Numerical methods are used to investigate dynamical problems of ever-increasing complexity. By 'dynamical problems' we understand time-dependent problems described by ordinary and/or partial differential equations. This workshop aims to provide an opportunity for interaction between scientists working on some recent topics of intense research within this area.
A great challenge confronting numerical analysis (as in other fields) is how to effectively treat the interaction between dynamics on very different spatio-temporal scales. In practice, one is often most interested in the large or slow scale dynamics, and seeks to extract the microscale influence on the macroscale; yet a faithful model of the microscale should depend on the macroscale as well. Unique to numerical analysis is the incorporation of additional length scales associated with the discretization, such as the time stepsize or spatial meshwidth which determine the resolution of the method, and the interplay of these (e.g. numerical resonances). Current work is aimed at stochastic models and appropriate methods; model reduction and homogenization techniques, whereby small scale effects are incorporated through appropriate averages; and equation-free methods, where the distinction between model and simulation is blurred. All such methods demand new techniques for their application and analysis.

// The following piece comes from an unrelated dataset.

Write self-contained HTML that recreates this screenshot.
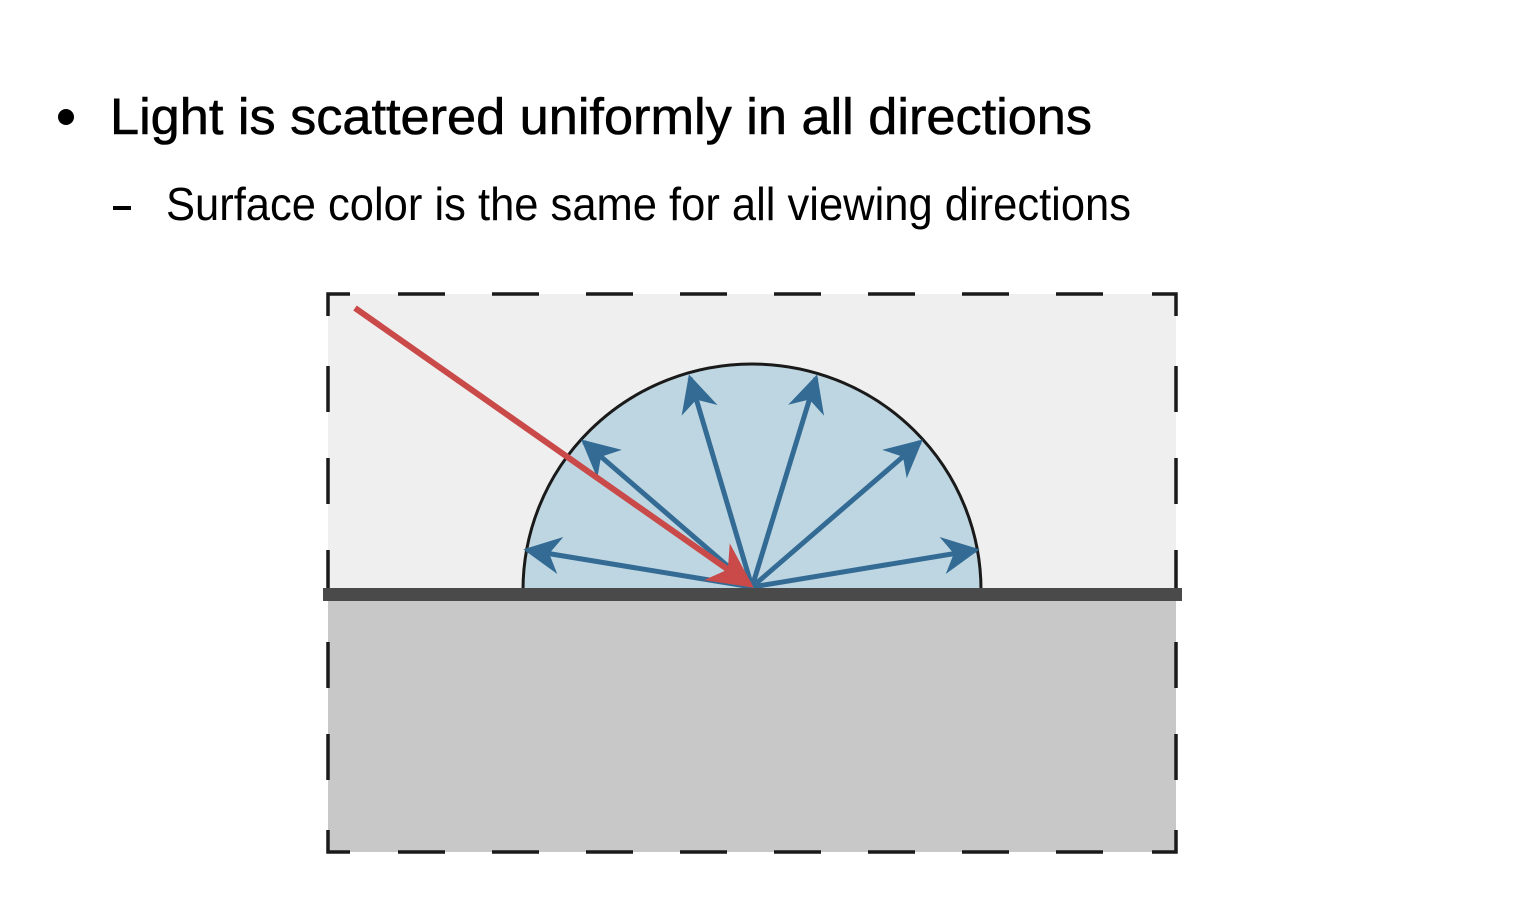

Another challenge is the development and analysis of numerical methods that respect the dynamical properties (conservation laws, symmetries, asymptotic behavior, etc.) of a problem being modelled over long simulation times. Related to this is the development of effective techniques for numerical modelling of problems in which the dynamics is highly sensitive to perturbations, where rapid error growth precludes accurate simulation of a particular solution trajectory over long time, and where the goal of simulation is the computation of statistical averages in an appropriate measure. For example, to distill accurate statistics from simulations of molecular dynamics, it may be necessary for an integrator to preserve volume and maintain constant energy. In other applications it is essential for solutions to remain positive or to satisfy a maximum principle.
The effective integration of partial differential equations requires additional specialized techniques. The presence of unbounded operators suggests the use of semi-implicit or exponential integrators to deal with stiffness. The natural organizing structure of high dimensionality suggests splitting methods. These effects also drive error estimation and adaptivity. Order reduction, finite domain effects, and the discord between conservation on one hand and the nonlinear cascade to unbounded scales on the other, are important theoretical aspects.